The apparent magnitude of China’s 2020 renewables build-out puts observers in a bind. “Even though we don’t have conclusive evidence to say the government is not telling the truth, it’s just not possible,” said Luan.
Not only are the Chinese figures outrageous by comparison to other markets and China’s own historical records, but they do not match up to observations on the ground.
Installing 47 GW of wind in December would have led to severe supply-chain constraints, according to Luan. But there has been little evidence of that. Nor does there appear to have been an appreciable increase in the appearance of new wind farms.
Indeed, in many parts of China the soil is frozen over in December, so it is difficult for any significant construction work to take place, he said.
Nevertheless, it also seems unlikely that the Chinese NEA is plucking figures out of thin air.
“I would assume government officials are more sophisticated than that,” said Luan. “Putting out a number that is jaw-dropping for the entire industry is silly.”
The most obvious explanation, he said, is that there has been a change in accounting techniques. Luan said the Chinese Wind Energy Association theorized that the official figures had included capacity installed in earlier years but not previously connected to the grid.
Partially completed projects may have skewed the figures
While this may be a factor, BloombergNEF’s view is that the Chinese NEA included partially completed projects in its 2020 figures. If so, some wind developers could be in for a disappointment.
“The Ministry of Finance links the subsidy level of a wind project to its commissioning date, and subsidy qualification must be verified by the NEA, grid companies and [the China National] Renewable Energy Centre, respectively,” said Li at Wood Mackenzie.

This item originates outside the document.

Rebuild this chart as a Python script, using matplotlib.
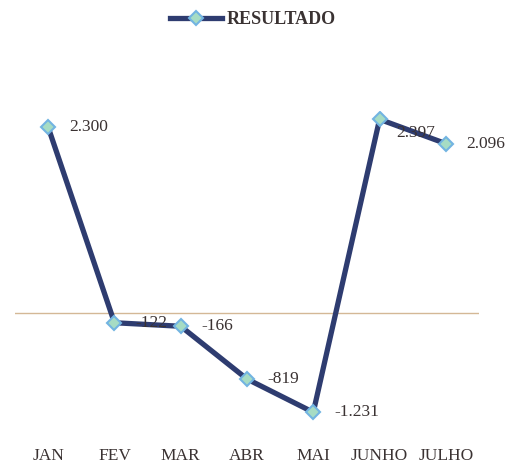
import matplotlib
matplotlib.use("Agg")
import matplotlib.pyplot as plt

months = ["JAN", "FEV", "MAR", "ABR", "MAI", "JUNHO", "JULHO"]
resultado = [2300, -122, -166, -819, -1231, 2397, 2096]
labels = ["2.300", "-122", "-166", "-819", "-1.231", "2.397", "2.096"]

LINE = "#2e3c70"
FACE = "#a6dcc4"
EDGE = "#72b4e2"
TXT = "#3a3232"

plt.rcParams["font.family"] = ["Liberation Serif", "DejaVu Serif"]

fig = plt.figure(figsize=(5.05, 4.67), dpi=100)
ax = fig.add_axes([15 / 505, (467 - 434) / 467, 464 / 505, (434 - 111) / 467])
x = list(range(len(months)))

ax.axhline(0, color="#d4b896", lw=1.0, zorder=1)
ax.plot(x, resultado, color=LINE, lw=3.8, marker="D", ms=7.5,
        mfc=FACE, mec=EDGE, mew=1.5, zorder=3, label="RESULTADO")
for i, (xi, yi, lab) in enumerate(zip(x, resultado, labels)):
    # the JUNHO label sits a bit lower in the original, over the line
    off = (12, -10) if i == 5 else (15, 0)
    ax.annotate(lab, (xi, yi), xytext=off, textcoords="offset points",
                ha="left", va="center", fontsize=12.5, color=TXT, zorder=4)

ax.set_xlim(-0.5, 6.5)
ax.set_ylim(-1500, 2500)
ax.set_xticks(x)
ax.set_xticklabels(months, fontsize=12.5, color=TXT)
ax.tick_params(axis="x", length=0, pad=10)
ax.set_yticks([])
for s in ax.spines.values():
    s.set_visible(False)

leg = fig.legend(loc="center", bbox_to_anchor=(0.5, 1 - 20 / 467), frameon=False,
                 prop={"weight": "bold", "size": 13}, handlelength=2.9,
                 handletextpad=0.25)
for t in leg.get_texts():
    t.set_color(TXT)

fig.savefig("out.png", dpi=100, facecolor="white")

“Therefore, projects found to be partially installed in 2021 may be challenged during these reviews and lose their subsidy qualification, despite having been counted in the 2020 tally.”
Curiously, the NEA has not yet provided its customary annual geographical breakdown of installation data, said Luan Dong at BloombergNEF. The China Electricity Council, which usually produces a separate set of figures, has also delayed publication of its report.
Analyst firms are drawing their own conclusions based on bottom-up analyses, with BloombergNEF due to publish an independent assessment of China’s 2020 wind installations later this month and Wood Mackenzie planning an updated analysis and outlook in March.
Few industry observers doubt that this is the last time that hard-to-believe figures will come out of China, however.
“In light of China’s 2060 carbon-neutral target and 2030’s cumulative renewable target of 1,200 GW, Wood Mackenzie expects the wind market will maintain momentum for the remainder of the decade,” Li said.